BRIEF:
Set down, exactly as written, the lines from the top of the data to the line that holds "const GRID = '#1a1a1a';", and omit the pictures.

DATA SHOWN:
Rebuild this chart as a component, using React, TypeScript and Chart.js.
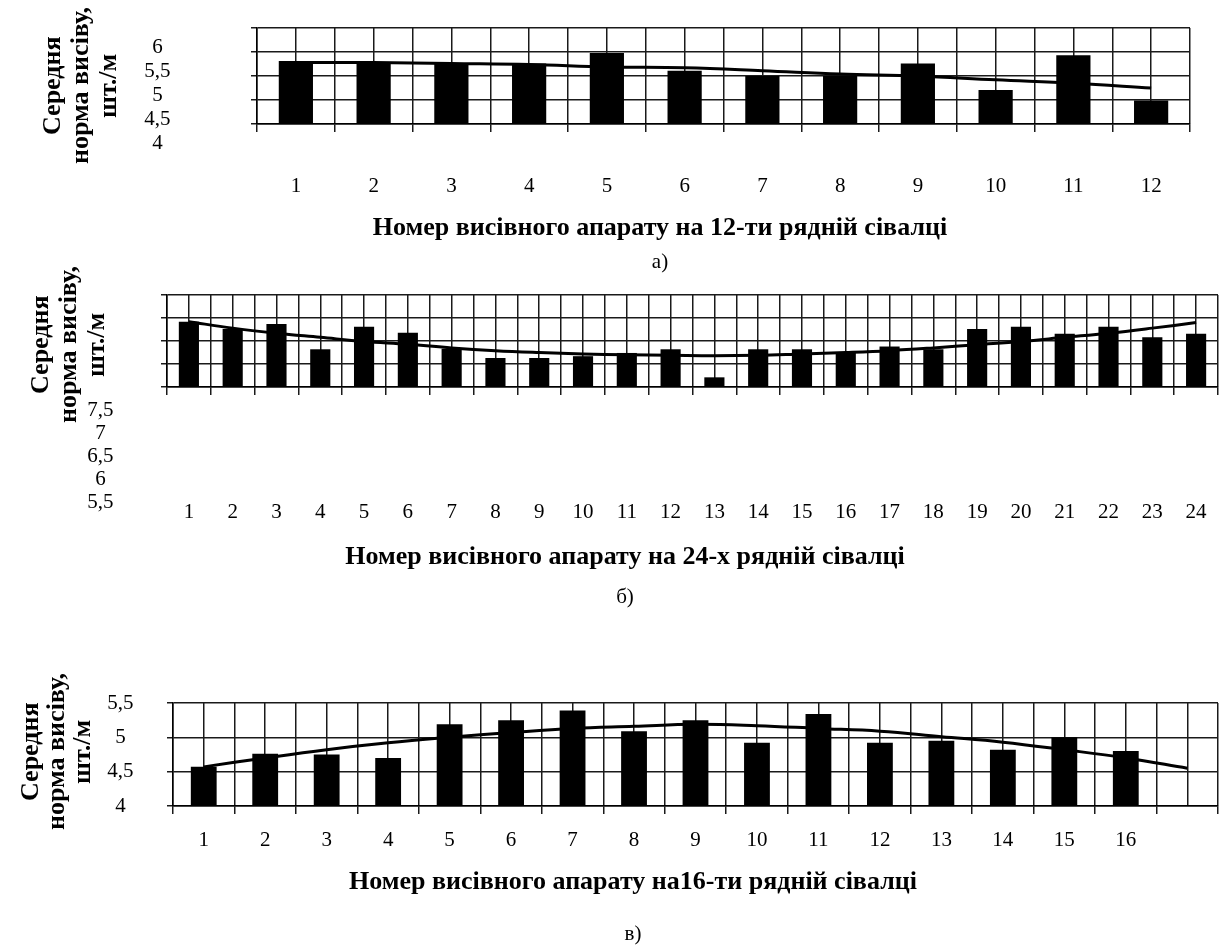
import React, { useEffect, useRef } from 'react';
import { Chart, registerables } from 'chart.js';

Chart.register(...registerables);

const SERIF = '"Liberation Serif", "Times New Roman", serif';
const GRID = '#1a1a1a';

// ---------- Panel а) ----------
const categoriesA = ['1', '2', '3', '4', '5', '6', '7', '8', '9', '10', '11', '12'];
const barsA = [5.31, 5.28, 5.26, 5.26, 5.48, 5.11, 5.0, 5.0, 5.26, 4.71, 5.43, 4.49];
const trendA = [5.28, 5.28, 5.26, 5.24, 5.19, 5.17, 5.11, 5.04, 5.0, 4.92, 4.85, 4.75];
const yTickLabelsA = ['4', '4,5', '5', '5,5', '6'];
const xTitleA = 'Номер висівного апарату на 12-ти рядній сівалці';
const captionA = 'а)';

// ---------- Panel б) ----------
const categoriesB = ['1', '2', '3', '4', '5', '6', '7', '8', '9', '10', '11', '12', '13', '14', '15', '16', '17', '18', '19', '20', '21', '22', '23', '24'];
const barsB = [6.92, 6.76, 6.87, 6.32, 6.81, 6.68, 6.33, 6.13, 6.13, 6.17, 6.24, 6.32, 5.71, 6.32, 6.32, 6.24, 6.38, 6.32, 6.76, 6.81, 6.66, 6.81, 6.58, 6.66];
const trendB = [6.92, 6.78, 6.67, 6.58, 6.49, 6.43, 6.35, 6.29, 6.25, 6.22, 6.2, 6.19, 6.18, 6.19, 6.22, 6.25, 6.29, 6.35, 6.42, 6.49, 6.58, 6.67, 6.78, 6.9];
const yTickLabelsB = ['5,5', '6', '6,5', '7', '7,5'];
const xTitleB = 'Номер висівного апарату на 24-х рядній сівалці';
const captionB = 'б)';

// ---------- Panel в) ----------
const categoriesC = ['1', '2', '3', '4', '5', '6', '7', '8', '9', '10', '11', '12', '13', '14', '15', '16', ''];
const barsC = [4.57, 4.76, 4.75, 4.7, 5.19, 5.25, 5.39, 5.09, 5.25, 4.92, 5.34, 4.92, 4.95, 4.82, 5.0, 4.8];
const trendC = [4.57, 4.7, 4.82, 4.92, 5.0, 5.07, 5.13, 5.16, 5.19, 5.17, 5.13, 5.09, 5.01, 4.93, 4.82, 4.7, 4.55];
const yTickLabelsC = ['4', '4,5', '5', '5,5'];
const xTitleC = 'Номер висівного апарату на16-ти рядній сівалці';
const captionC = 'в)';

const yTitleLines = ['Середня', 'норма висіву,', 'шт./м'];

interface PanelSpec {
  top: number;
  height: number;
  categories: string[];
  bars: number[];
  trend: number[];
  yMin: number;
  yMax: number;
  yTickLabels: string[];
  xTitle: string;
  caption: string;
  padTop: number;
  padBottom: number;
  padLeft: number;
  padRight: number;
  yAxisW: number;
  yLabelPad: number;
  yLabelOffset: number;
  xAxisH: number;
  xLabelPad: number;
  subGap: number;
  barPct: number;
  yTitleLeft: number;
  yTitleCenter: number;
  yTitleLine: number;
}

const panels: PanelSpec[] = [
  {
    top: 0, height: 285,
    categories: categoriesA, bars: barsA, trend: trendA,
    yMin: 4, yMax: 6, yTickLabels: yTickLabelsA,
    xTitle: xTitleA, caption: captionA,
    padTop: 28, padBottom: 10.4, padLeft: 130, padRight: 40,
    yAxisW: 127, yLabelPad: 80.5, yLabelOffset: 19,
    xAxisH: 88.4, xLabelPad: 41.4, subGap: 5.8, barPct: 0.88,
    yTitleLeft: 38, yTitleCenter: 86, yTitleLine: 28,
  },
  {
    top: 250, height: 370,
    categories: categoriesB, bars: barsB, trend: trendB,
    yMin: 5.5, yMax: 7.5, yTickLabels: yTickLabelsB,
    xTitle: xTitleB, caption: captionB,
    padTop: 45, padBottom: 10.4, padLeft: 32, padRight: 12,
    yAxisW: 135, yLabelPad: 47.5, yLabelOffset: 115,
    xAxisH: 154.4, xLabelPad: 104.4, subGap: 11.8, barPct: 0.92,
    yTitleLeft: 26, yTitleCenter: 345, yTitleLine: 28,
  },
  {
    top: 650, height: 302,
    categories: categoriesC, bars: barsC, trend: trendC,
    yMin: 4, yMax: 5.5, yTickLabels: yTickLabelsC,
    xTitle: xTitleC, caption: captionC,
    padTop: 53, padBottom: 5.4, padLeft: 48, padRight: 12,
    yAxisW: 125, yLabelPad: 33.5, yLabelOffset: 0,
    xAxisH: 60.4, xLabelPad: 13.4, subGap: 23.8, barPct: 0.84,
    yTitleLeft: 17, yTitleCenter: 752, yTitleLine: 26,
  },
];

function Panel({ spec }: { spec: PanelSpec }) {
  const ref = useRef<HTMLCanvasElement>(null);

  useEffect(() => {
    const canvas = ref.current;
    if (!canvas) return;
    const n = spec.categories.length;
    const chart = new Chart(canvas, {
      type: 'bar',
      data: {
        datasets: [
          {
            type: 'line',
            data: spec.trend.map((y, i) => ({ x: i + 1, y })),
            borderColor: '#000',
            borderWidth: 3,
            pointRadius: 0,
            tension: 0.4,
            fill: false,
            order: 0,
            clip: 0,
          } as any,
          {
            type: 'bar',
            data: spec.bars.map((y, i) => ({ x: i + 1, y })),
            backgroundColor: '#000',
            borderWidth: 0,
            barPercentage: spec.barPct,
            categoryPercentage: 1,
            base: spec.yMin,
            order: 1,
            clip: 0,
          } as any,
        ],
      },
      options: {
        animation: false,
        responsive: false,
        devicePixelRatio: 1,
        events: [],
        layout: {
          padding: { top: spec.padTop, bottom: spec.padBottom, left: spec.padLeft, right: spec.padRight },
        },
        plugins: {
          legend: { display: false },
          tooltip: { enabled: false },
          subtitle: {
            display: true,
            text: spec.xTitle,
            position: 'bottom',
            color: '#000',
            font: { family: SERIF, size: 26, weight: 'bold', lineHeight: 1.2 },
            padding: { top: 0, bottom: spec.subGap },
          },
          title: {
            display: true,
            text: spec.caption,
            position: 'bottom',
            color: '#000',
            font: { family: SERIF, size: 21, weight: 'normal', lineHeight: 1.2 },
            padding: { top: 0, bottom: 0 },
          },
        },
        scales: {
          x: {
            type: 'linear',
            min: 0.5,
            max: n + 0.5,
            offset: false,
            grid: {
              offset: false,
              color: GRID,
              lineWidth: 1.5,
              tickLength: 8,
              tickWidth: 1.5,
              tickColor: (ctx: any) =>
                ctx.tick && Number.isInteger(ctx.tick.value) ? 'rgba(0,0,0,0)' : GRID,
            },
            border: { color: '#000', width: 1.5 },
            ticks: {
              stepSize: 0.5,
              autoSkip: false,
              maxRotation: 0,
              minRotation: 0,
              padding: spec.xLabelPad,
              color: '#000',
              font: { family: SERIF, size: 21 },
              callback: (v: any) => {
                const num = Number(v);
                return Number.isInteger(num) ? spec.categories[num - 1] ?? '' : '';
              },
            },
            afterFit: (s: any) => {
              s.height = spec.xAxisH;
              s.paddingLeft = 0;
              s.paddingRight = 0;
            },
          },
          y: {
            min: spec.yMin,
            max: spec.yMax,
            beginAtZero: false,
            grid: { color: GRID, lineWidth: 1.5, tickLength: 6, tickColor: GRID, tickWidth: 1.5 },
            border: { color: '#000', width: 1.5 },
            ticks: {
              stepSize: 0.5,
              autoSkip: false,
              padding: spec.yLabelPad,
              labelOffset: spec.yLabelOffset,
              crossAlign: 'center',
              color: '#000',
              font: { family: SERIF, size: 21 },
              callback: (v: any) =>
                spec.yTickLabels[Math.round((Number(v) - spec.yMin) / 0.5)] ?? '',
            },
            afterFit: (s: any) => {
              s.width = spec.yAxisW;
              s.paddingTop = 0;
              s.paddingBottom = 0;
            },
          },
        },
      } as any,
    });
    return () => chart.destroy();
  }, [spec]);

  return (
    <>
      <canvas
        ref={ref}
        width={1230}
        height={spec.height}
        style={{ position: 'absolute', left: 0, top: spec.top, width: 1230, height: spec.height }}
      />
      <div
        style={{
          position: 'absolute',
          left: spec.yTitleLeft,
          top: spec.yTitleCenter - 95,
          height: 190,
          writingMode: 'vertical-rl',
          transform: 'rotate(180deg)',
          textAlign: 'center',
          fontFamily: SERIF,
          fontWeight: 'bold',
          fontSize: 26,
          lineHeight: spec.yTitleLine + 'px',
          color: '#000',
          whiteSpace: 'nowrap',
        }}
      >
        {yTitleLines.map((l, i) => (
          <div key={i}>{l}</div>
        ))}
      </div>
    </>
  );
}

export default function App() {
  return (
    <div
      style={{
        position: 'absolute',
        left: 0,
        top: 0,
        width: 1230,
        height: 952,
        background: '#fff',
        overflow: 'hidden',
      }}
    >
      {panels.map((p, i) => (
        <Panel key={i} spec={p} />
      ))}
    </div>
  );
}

SOLUTION FOR THIS TASK:
Rebuild this chart as a component, using React, TypeScript and Chart.js.
import React, { useEffect, useRef } from 'react';
import { Chart, registerables } from 'chart.js';

Chart.register(...registerables);

const SERIF = '"Liberation Serif", "Times New Roman", serif';
const GRID = '#1a1a1a';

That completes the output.